Task to carry out:
Do not repeat pictures. Repeat exactly the lines of the listing below from its first line through the line with "const bw = d3.scaleBand(years, [ml, W".

····················

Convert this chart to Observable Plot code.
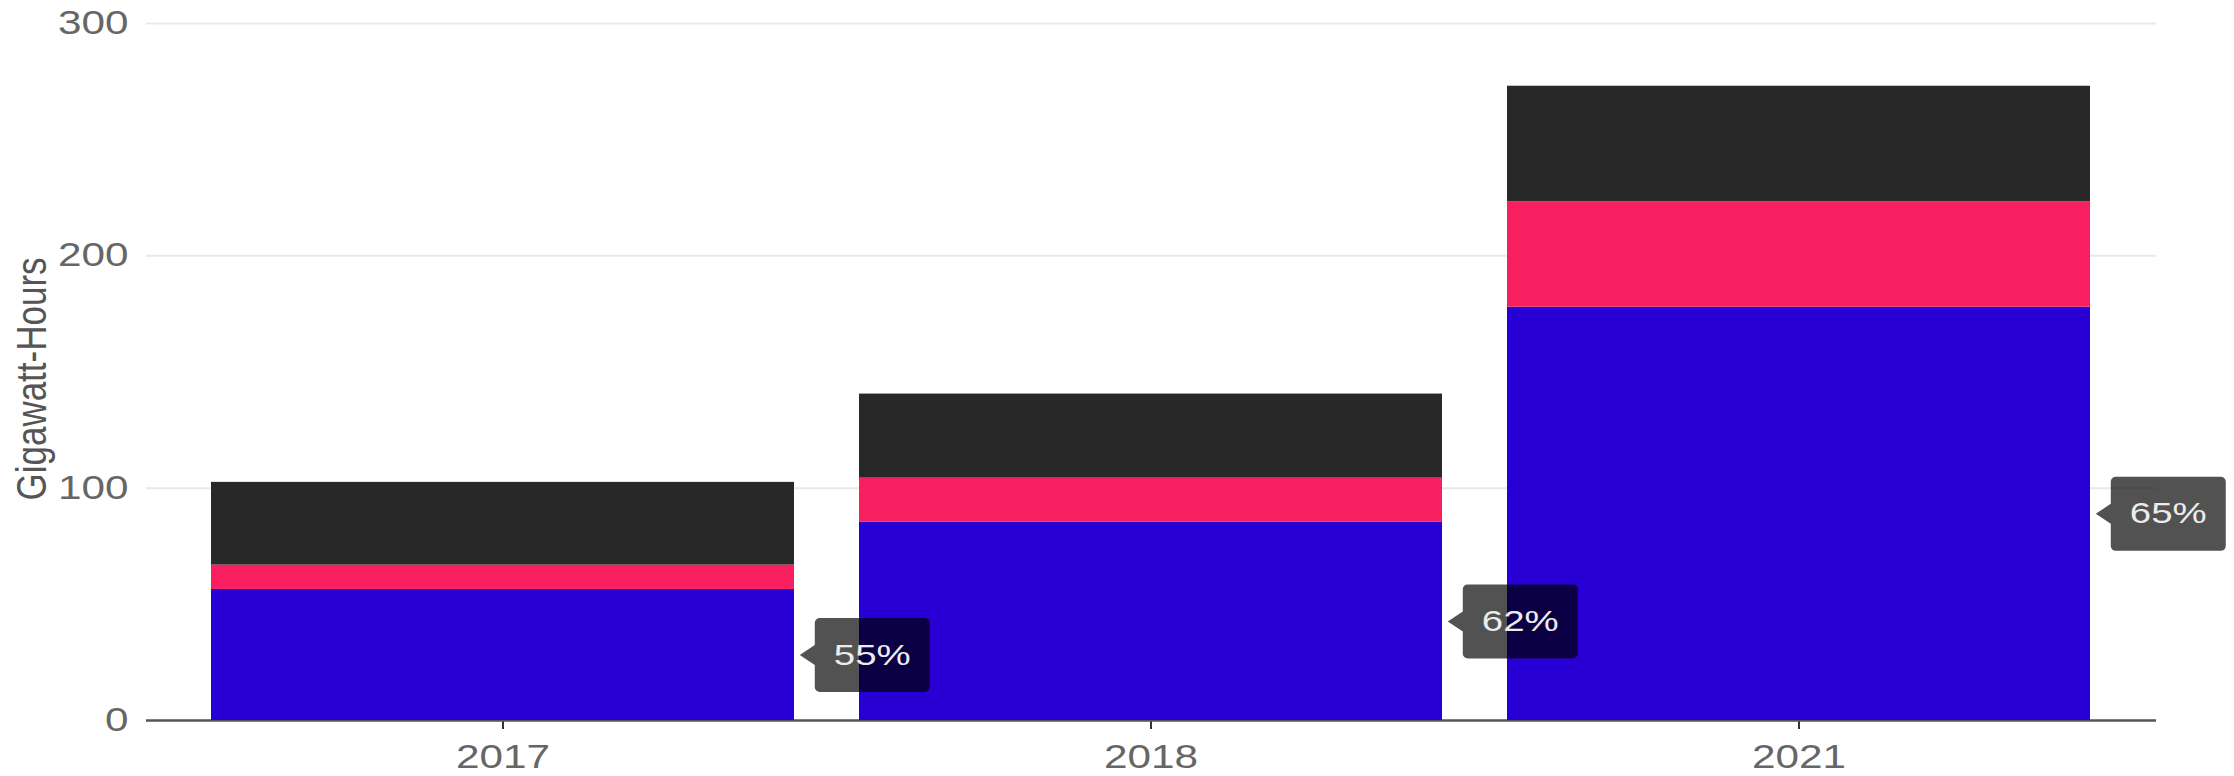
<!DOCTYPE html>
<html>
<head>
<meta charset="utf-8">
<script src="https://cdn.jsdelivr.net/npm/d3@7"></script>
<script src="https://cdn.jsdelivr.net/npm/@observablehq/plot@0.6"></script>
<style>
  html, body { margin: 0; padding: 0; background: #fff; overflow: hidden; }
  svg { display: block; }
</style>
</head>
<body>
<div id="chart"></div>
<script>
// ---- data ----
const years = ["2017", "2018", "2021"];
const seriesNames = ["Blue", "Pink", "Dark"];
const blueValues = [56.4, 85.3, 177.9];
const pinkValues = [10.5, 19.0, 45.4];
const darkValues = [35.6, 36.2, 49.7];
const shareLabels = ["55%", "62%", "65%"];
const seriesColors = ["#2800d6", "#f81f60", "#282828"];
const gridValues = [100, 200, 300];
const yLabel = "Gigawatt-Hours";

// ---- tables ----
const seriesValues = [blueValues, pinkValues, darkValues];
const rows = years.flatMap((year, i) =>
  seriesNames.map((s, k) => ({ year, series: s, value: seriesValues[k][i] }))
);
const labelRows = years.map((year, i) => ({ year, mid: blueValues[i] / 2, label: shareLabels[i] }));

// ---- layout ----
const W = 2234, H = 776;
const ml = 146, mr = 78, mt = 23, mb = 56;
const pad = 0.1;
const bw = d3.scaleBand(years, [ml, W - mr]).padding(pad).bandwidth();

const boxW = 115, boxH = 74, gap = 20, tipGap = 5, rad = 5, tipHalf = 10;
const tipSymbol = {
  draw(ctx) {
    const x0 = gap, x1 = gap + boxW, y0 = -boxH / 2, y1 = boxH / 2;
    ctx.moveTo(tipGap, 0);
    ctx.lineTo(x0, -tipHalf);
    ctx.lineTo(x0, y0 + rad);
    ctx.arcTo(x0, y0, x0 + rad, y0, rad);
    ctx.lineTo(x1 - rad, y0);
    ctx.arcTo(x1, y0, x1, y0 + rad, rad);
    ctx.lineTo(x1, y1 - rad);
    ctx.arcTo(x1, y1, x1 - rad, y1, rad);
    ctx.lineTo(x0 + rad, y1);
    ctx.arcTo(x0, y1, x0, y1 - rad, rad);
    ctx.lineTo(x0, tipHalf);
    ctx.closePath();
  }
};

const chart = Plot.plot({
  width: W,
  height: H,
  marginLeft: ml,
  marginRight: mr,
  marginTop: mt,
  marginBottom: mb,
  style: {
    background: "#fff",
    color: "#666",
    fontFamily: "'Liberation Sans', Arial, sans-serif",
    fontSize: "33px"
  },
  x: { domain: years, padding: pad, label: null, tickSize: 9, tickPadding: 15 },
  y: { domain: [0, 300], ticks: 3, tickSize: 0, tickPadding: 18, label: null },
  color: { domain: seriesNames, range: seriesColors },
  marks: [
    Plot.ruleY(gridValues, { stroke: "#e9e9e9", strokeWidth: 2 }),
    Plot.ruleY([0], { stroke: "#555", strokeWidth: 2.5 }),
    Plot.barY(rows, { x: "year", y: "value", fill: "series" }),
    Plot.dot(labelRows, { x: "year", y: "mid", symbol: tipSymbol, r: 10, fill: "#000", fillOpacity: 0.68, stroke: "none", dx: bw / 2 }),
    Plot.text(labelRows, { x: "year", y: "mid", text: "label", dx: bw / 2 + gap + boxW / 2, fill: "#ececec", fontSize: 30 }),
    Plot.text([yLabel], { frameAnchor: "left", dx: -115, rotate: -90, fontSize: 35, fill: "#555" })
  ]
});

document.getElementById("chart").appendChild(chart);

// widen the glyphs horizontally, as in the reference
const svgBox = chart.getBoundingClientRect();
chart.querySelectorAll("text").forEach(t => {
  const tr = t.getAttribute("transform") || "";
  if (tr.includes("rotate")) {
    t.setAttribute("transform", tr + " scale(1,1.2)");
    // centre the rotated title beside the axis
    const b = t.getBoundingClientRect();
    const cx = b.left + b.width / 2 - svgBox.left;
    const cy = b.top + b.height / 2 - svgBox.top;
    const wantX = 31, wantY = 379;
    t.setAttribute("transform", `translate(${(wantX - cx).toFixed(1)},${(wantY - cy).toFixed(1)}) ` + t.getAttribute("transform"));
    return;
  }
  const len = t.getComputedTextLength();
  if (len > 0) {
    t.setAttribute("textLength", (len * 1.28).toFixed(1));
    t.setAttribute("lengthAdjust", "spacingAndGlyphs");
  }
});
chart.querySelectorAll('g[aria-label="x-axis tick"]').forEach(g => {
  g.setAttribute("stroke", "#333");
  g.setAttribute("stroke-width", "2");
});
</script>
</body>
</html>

····················

Result:
Convert this chart to Observable Plot code.
<!DOCTYPE html>
<html>
<head>
<meta charset="utf-8">
<script src="https://cdn.jsdelivr.net/npm/d3@7"></script>
<script src="https://cdn.jsdelivr.net/npm/@observablehq/plot@0.6"></script>
<style>
  html, body { margin: 0; padding: 0; background: #fff; overflow: hidden; }
  svg { display: block; }
</style>
</head>
<body>
<div id="chart"></div>
<script>
// ---- data ----
const years = ["2017", "2018", "2021"];
const seriesNames = ["Blue", "Pink", "Dark"];
const blueValues = [56.4, 85.3, 177.9];
const pinkValues = [10.5, 19.0, 45.4];
const darkValues = [35.6, 36.2, 49.7];
const shareLabels = ["55%", "62%", "65%"];
const seriesColors = ["#2800d6", "#f81f60", "#282828"];
const gridValues = [100, 200, 300];
const yLabel = "Gigawatt-Hours";

// ---- tables ----
const seriesValues = [blueValues, pinkValues, darkValues];
const rows = years.flatMap((year, i) =>
  seriesNames.map((s, k) => ({ year, series: s, value: seriesValues[k][i] }))
);
const labelRows = years.map((year, i) => ({ year, mid: blueValues[i] / 2, label: shareLabels[i] }));

// ---- layout ----
const W = 2234, H = 776;
const ml = 146, mr = 78, mt = 23, mb = 56;
const pad = 0.1;
const bw = d3.scaleBand(years, [ml, W - mr]).padding(pad).bandwidth();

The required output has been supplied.